E’ perché Ratzinger è e resta il Papa della ragione, con tutta la carica di carità pastorale e di sacro rispetto del mistero, che può dialogare con chiunque dei moderni, chiedendo perentoriamente con ardimento illuministico di fare “come se Dio esistesse” e di stringere con una chiesa estranea al cuore dei non credenti, ma non alla loro mente, un’alleanza etica feconda. La fede non è un atto di semplice accoglimento del “totalmente altro”, è anche quello (come in Paolo e in Karl Barth), ma la sua dimensione esistenziale ha dei limiti. La fede è anche la possibilità della fede riconosciuta nel mondo, come scrive Melloni attribuendo il concetto (concetto, non soffio spirituale, al Papa eletto il 19 aprile dell’anno scorso): “Nonostante gli sforzi di tanto magistero (da Pacem in terris in poi), Ratzinger non considera l’umano affanno per una vita più umana portatore di un bene a cui la chiesa dà nome o dal quale apprende: al contrario egli pensa che solo nell’assunzione della possibilità dell’atto di fede la norma sociale potrà rimanere al di qua del perimetro di una autodistruzione”.
Il Ratzinger di Melloni è dunque il nostro Ratzinger, il teologo che ci ha affascinato per la sua critica del moderno e del secolarismo nichilista, per la sua razionalità oggettivistica, non strumentale, per la sua critica del micropotere morale sproporzionato rispetto al macropotere tecno-scientifico, per la sua opposizione a ogni vento di dottrina relativista. E sono conferme che consolano, quando vengano da una persona seria, che conosce le cose e sa che certe cose non si “decantano” tanto facilmente.

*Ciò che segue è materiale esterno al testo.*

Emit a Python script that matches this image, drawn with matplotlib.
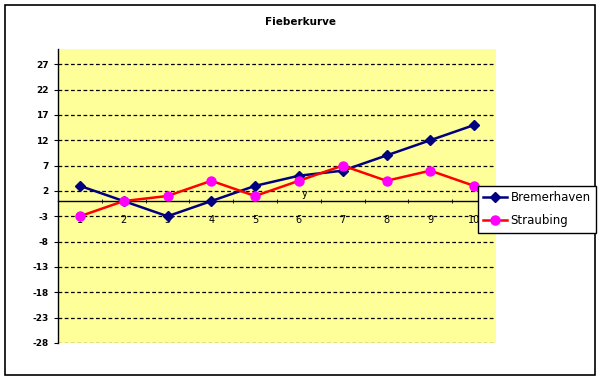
import numpy as np
import matplotlib.pyplot as plt
from matplotlib.patches import Rectangle

# data
tage = [1, 2, 3, 4, 5, 6, 7, 8, 9, 10]
bremerhaven = [3, 0, -3, 0, 3, 5, 6, 9, 12, 15]
straubing = [-3, 0, 1, 4, 1, 4, 7, 4, 6, 3]
yticks = [-28, -23, -18, -13, -8, -3, 2, 7, 12, 17, 22, 27]

W, H = 601, 379
fig = plt.figure(figsize=(W/100, H/100), dpi=100)
fig.patch.set_facecolor('white')

# outer frame
fig.patches.append(Rectangle((5/W, 1 - 375/H), 590/W, 370/H, transform=fig.transFigure,
                             fill=False, edgecolor='black', linewidth=1.2))

ax = fig.add_axes([58/W, 1 - 343/H, 438/W, 294/H])
ax.set_facecolor('#FFFF99')
ax.set_xlim(0.5, 10.5)
ax.set_ylim(-28, 30)

for y in yticks:
    ax.axhline(y, color='black', linestyle=(0, (3, 2)), linewidth=0.9, zorder=1)

ax.plot(tage, bremerhaven, color='#000080', marker='D', markersize=5.5, linewidth=1.8,
        label='Bremerhaven', zorder=3)
ax.plot(tage, straubing, color='#FF0000', marker='o', markersize=6.5, linewidth=1.8,
        markerfacecolor='#FF00FF', markeredgecolor='#FF00FF', label='Straubing', zorder=3)

for s in ['top', 'right']:
    ax.spines[s].set_visible(False)
ax.spines['bottom'].set_position(('data', 0))
ax.spines['left'].set_linewidth(1)
ax.spines['bottom'].set_linewidth(1)

ax.set_yticks(yticks)
ax.set_yticklabels([str(v) for v in yticks], fontsize=6.5, fontweight='bold')
ax.set_xticks(tage)
ax.set_xticklabels([str(v) for v in tage], fontsize=7)
ax.tick_params(axis='x', length=0, pad=10)
ax.set_xticks(np.arange(1.5, 10.5, 1), minor=True)
ax.tick_params(axis='x', which='minor', length=3, direction='inout')
ax.tick_params(axis='y', length=3, direction='out')
ax.text(6.14, 0.5, 'y', fontsize=7, ha='center', va='bottom')

fig.text(300/W, 1 - 22/H, 'Fieberkurve', fontsize=7.5, fontweight='bold', ha='center', va='center')

leg = fig.legend(loc='upper left', bbox_to_anchor=(478/W, 1 - 186/H), fontsize=8.5,
                 frameon=True, fancybox=False, edgecolor='black', framealpha=1,
                 handlelength=2.0, borderpad=0.45, labelspacing=0.85, handletextpad=0.3,
                 borderaxespad=0)
leg.get_frame().set_linewidth(1)

fig.savefig('out.png', dpi=100)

(1) Il 19 aprile “un giornale italiano”, questo che leggete, uscì con la testata speciale “Il Soglio” e con un grande titolo rosso: “La formidabile lezione del professor Ratzinger”. Il giorno dopo, a elezione al Soglio avvenuta, bastò una “e” e il titolo fu: “La formidabile elezione del professor Ratzinger”. Divulgazione anche quella.